▶ Source data:
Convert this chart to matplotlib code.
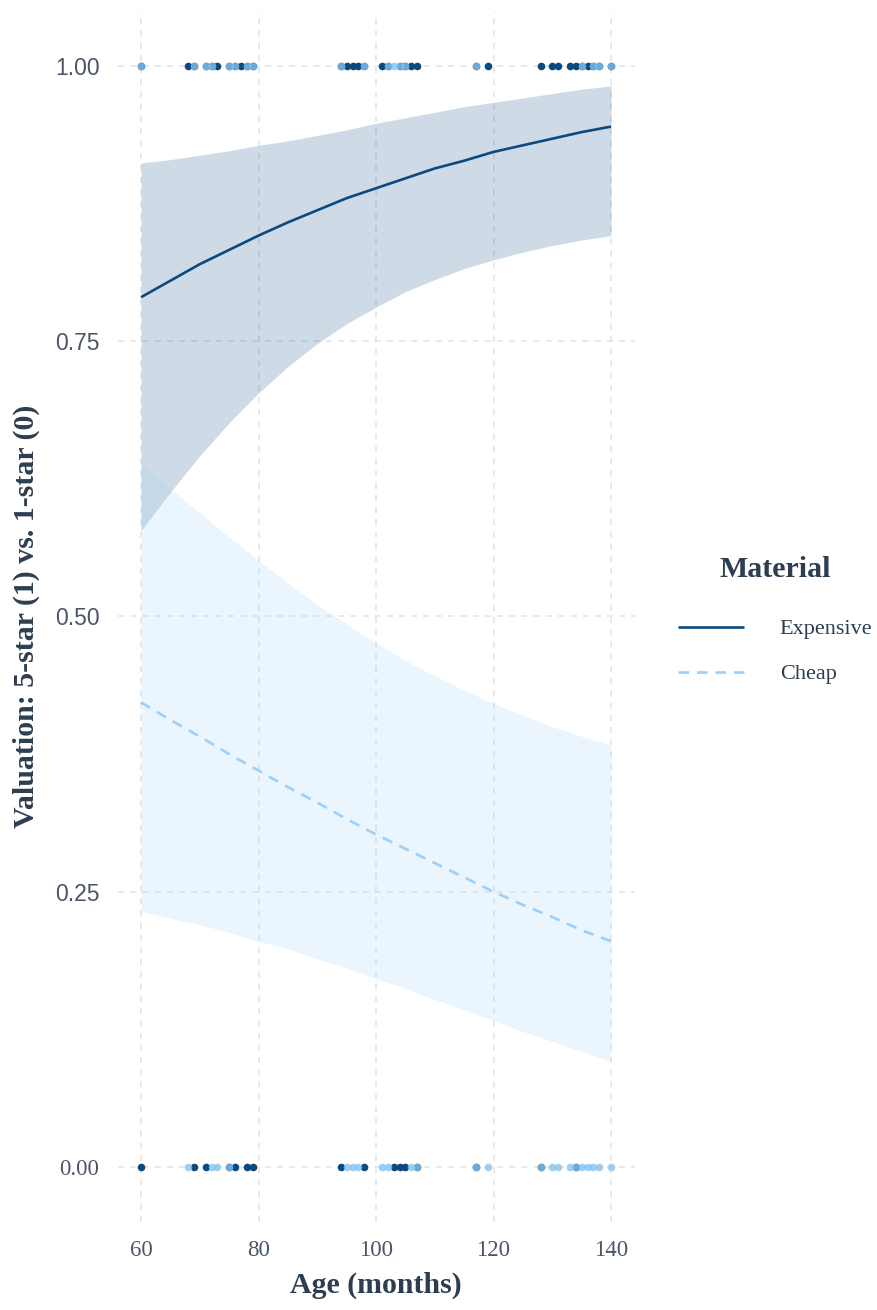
import matplotlib
matplotlib.use("Agg")
import matplotlib.pyplot as plt

# ---- observed responses (age in months), split by material and outcome ----
expensive_age_yes = [60, 68, 69, 71, 72, 73, 75, 76, 77, 78, 79, 94, 95, 96, 97, 98,
                     101, 102, 104, 105, 106, 107, 117, 119, 128, 130, 131, 133, 134,
                     135, 136, 137, 138, 140]
expensive_age_no = [60, 69, 71, 75, 76, 78, 79, 94, 98, 103, 104, 105, 107, 117, 128, 134]
cheap_age_yes = [60, 69, 71, 72, 75, 76, 78, 79, 94, 98, 102, 103, 104, 105, 117,
                 135, 137, 138, 140]
cheap_age_no = [68, 72, 73, 75, 95, 96, 97, 101, 102, 106, 107, 117, 119, 128, 130,
                131, 133, 134, 135, 136, 137, 138, 140]

# ---- fitted probabilities with 95% bands ----
fit_age = [60, 65, 70, 75, 80, 85, 90, 95, 100, 105, 110, 115, 120, 125, 130, 135, 140]
expensive_fit = [0.790, 0.805, 0.820, 0.833, 0.846, 0.858, 0.869, 0.880, 0.889,
                 0.898, 0.907, 0.914, 0.922, 0.928, 0.934, 0.940, 0.945]
expensive_lo = [0.578, 0.613, 0.646, 0.676, 0.703, 0.727, 0.748, 0.766, 0.781,
                0.795, 0.806, 0.816, 0.824, 0.831, 0.837, 0.842, 0.846]
expensive_hi = [0.912, 0.915, 0.919, 0.923, 0.928, 0.932, 0.937, 0.942, 0.948,
                0.953, 0.958, 0.963, 0.967, 0.971, 0.975, 0.979, 0.982]
cheap_fit = [0.422, 0.406, 0.391, 0.375, 0.360, 0.345, 0.331, 0.316, 0.302,
             0.289, 0.276, 0.263, 0.250, 0.238, 0.227, 0.215, 0.205]
cheap_lo = [0.232, 0.226, 0.220, 0.213, 0.205, 0.198, 0.189, 0.181, 0.171,
            0.162, 0.152, 0.143, 0.133, 0.123, 0.114, 0.105, 0.096]
cheap_hi = [0.639, 0.616, 0.594, 0.572, 0.551, 0.530, 0.511, 0.493, 0.476,
            0.460, 0.446, 0.433, 0.421, 0.410, 0.400, 0.391, 0.383]

materials = ["Expensive", "Cheap"]
x_ticks = [60, 80, 100, 120, 140]
y_ticks = [0.00, 0.25, 0.50, 0.75, 1.00]
y_tick_labels = ["0.00", "0.25", "0.50", "0.75", "1.00"]

DARK = "#0b4a80"
LIGHT = "#9dd0f8"
LIGHT_PT = "#85c3f2"
TITLE_COL = "#2d3e50"
TICK_COL = "#4a5568"
SERIF = "Liberation Serif"
SANS = "Liberation Sans"
PT_SIZE = 30

fig = plt.figure(figsize=(8.77, 13.10), dpi=100)
ax = fig.add_axes([0.134, 0.0672, 0.5895, 0.9244])

# confidence bands
ax.fill_between(fit_age, expensive_lo, expensive_hi, color=DARK, alpha=0.2, lw=0, zorder=1)
ax.fill_between(fit_age, cheap_lo, cheap_hi, color=LIGHT, alpha=0.2, lw=0, zorder=1.1)

# fitted curves
ax.plot(fit_age, expensive_fit, color=DARK, lw=1.9, solid_capstyle="butt",
        label=materials[0], zorder=3)
ax.plot(fit_age, cheap_fit, color=LIGHT, lw=1.9, dashes=(4, 3),
        label=materials[1], zorder=3)

# raw observations
ax.scatter(expensive_age_yes, [1] * len(expensive_age_yes), s=PT_SIZE, color=DARK,
           lw=0, zorder=4)
ax.scatter(expensive_age_no, [0] * len(expensive_age_no), s=PT_SIZE, color=DARK,
           lw=0, zorder=4)
ax.scatter(cheap_age_yes, [1] * len(cheap_age_yes), s=PT_SIZE, color=LIGHT_PT,
           alpha=0.8, lw=0, zorder=5)
ax.scatter(cheap_age_no, [0] * len(cheap_age_no), s=PT_SIZE, color=LIGHT_PT,
           alpha=0.8, lw=0, zorder=5)

# axes styling
ax.set_xlim(56, 144)
ax.set_ylim(-0.05, 1.05)
ax.set_xticks(x_ticks)
ax.set_yticks(y_ticks)
ax.set_yticklabels(y_tick_labels)
for sp in ax.spines.values():
    sp.set_visible(False)
ax.tick_params(length=0, pad=13, colors=TICK_COL)
for lab in ax.get_xticklabels():
    lab.set_fontfamily(SERIF)
    lab.set_fontsize(16.5)
for lab in ax.get_yticklabels():
    lab.set_fontfamily(SERIF if lab.get_text() == "0.00" else SANS)
    lab.set_fontsize(16.5)
ax.grid(True, color="#e3e3e3", lw=1.1, dashes=(4, 4))
ax.set_axisbelow(True)

ax.set_xlabel("Age (months)", family=SERIF, fontweight="bold", fontsize=21.5,
              color=TITLE_COL)
ax.xaxis.set_label_coords(0.5, -0.041)
ax.set_ylabel("Valuation: 5-star (1) vs. 1-star (0)", family=SERIF,
              fontweight="bold", fontsize=21.5, color=TITLE_COL)
ax.yaxis.set_label_coords(-0.150, 0.5)

# legend: title placed separately so its gap to the keys can be set freely
fig.text(775 / 877, 1 - 570 / 1310, "Material", family=SERIF, fontweight="bold",
         fontsize=21.5, color=TITLE_COL, ha="center", va="center")
leg = fig.legend(loc="center", bbox_to_anchor=(775 / 877, 1 - 651.5 / 1310),
                 frameon=False, prop={"family": SERIF, "size": 16},
                 handlelength=3.0, handletextpad=1.6, labelspacing=1.1,
                 borderpad=0)
for t in leg.get_texts():
    t.set_color(TITLE_COL)

fig.savefig("out.png", dpi=100, facecolor="white")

▶ Work required:
Would you return the data exactly as written, without the pictures?

▶ Complete output:
Convert this chart to matplotlib code.
import matplotlib
matplotlib.use("Agg")
import matplotlib.pyplot as plt

# ---- observed responses (age in months), split by material and outcome ----
expensive_age_yes = [60, 68, 69, 71, 72, 73, 75, 76, 77, 78, 79, 94, 95, 96, 97, 98,
                     101, 102, 104, 105, 106, 107, 117, 119, 128, 130, 131, 133, 134,
                     135, 136, 137, 138, 140]
expensive_age_no = [60, 69, 71, 75, 76, 78, 79, 94, 98, 103, 104, 105, 107, 117, 128, 134]
cheap_age_yes = [60, 69, 71, 72, 75, 76, 78, 79, 94, 98, 102, 103, 104, 105, 117,
                 135, 137, 138, 140]
cheap_age_no = [68, 72, 73, 75, 95, 96, 97, 101, 102, 106, 107, 117, 119, 128, 130,
                131, 133, 134, 135, 136, 137, 138, 140]

# ---- fitted probabilities with 95% bands ----
fit_age = [60, 65, 70, 75, 80, 85, 90, 95, 100, 105, 110, 115, 120, 125, 130, 135, 140]
expensive_fit = [0.790, 0.805, 0.820, 0.833, 0.846, 0.858, 0.869, 0.880, 0.889,
                 0.898, 0.907, 0.914, 0.922, 0.928, 0.934, 0.940, 0.945]
expensive_lo = [0.578, 0.613, 0.646, 0.676, 0.703, 0.727, 0.748, 0.766, 0.781,
                0.795, 0.806, 0.816, 0.824, 0.831, 0.837, 0.842, 0.846]
expensive_hi = [0.912, 0.915, 0.919, 0.923, 0.928, 0.932, 0.937, 0.942, 0.948,
                0.953, 0.958, 0.963, 0.967, 0.971, 0.975, 0.979, 0.982]
cheap_fit = [0.422, 0.406, 0.391, 0.375, 0.360, 0.345, 0.331, 0.316, 0.302,
             0.289, 0.276, 0.263, 0.250, 0.238, 0.227, 0.215, 0.205]
cheap_lo = [0.232, 0.226, 0.220, 0.213, 0.205, 0.198, 0.189, 0.181, 0.171,
            0.162, 0.152, 0.143, 0.133, 0.123, 0.114, 0.105, 0.096]
cheap_hi = [0.639, 0.616, 0.594, 0.572, 0.551, 0.530, 0.511, 0.493, 0.476,
            0.460, 0.446, 0.433, 0.421, 0.410, 0.400, 0.391, 0.383]

materials = ["Expensive", "Cheap"]
x_ticks = [60, 80, 100, 120, 140]
y_ticks = [0.00, 0.25, 0.50, 0.75, 1.00]
y_tick_labels = ["0.00", "0.25", "0.50", "0.75", "1.00"]

DARK = "#0b4a80"
LIGHT = "#9dd0f8"
LIGHT_PT = "#85c3f2"
TITLE_COL = "#2d3e50"
TICK_COL = "#4a5568"
SERIF = "Liberation Serif"
SANS = "Liberation Sans"
PT_SIZE = 30

fig = plt.figure(figsize=(8.77, 13.10), dpi=100)
ax = fig.add_axes([0.134, 0.0672, 0.5895, 0.9244])

# confidence bands
ax.fill_between(fit_age, expensive_lo, expensive_hi, color=DARK, alpha=0.2, lw=0, zorder=1)
ax.fill_between(fit_age, cheap_lo, cheap_hi, color=LIGHT, alpha=0.2, lw=0, zorder=1.1)

# fitted curves
ax.plot(fit_age, expensive_fit, color=DARK, lw=1.9, solid_capstyle="butt",
        label=materials[0], zorder=3)
ax.plot(fit_age, cheap_fit, color=LIGHT, lw=1.9, dashes=(4, 3),
        label=materials[1], zorder=3)

# raw observations
ax.scatter(expensive_age_yes, [1] * len(expensive_age_yes), s=PT_SIZE, color=DARK,
           lw=0, zorder=4)
ax.scatter(expensive_age_no, [0] * len(expensive_age_no), s=PT_SIZE, color=DARK,
           lw=0, zorder=4)
ax.scatter(cheap_age_yes, [1] * len(cheap_age_yes), s=PT_SIZE, color=LIGHT_PT,
           alpha=0.8, lw=0, zorder=5)
ax.scatter(cheap_age_no, [0] * len(cheap_age_no), s=PT_SIZE, color=LIGHT_PT,
           alpha=0.8, lw=0, zorder=5)

# axes styling
ax.set_xlim(56, 144)
ax.set_ylim(-0.05, 1.05)
ax.set_xticks(x_ticks)
ax.set_yticks(y_ticks)
ax.set_yticklabels(y_tick_labels)
for sp in ax.spines.values():
    sp.set_visible(False)
ax.tick_params(length=0, pad=13, colors=TICK_COL)
for lab in ax.get_xticklabels():
    lab.set_fontfamily(SERIF)
    lab.set_fontsize(16.5)
for lab in ax.get_yticklabels():
    lab.set_fontfamily(SERIF if lab.get_text() == "0.00" else SANS)
    lab.set_fontsize(16.5)
ax.grid(True, color="#e3e3e3", lw=1.1, dashes=(4, 4))
ax.set_axisbelow(True)

ax.set_xlabel("Age (months)", family=SERIF, fontweight="bold", fontsize=21.5,
              color=TITLE_COL)
ax.xaxis.set_label_coords(0.5, -0.041)
ax.set_ylabel("Valuation: 5-star (1) vs. 1-star (0)", family=SERIF,
              fontweight="bold", fontsize=21.5, color=TITLE_COL)
ax.yaxis.set_label_coords(-0.150, 0.5)

# legend: title placed separately so its gap to the keys can be set freely
fig.text(775 / 877, 1 - 570 / 1310, "Material", family=SERIF, fontweight="bold",
         fontsize=21.5, color=TITLE_COL, ha="center", va="center")
leg = fig.legend(loc="center", bbox_to_anchor=(775 / 877, 1 - 651.5 / 1310),
                 frameon=False, prop={"family": SERIF, "size": 16},
                 handlelength=3.0, handletextpad=1.6, labelspacing=1.1,
                 borderpad=0)
for t in leg.get_texts():
    t.set_color(TITLE_COL)

fig.savefig("out.png", dpi=100, facecolor="white")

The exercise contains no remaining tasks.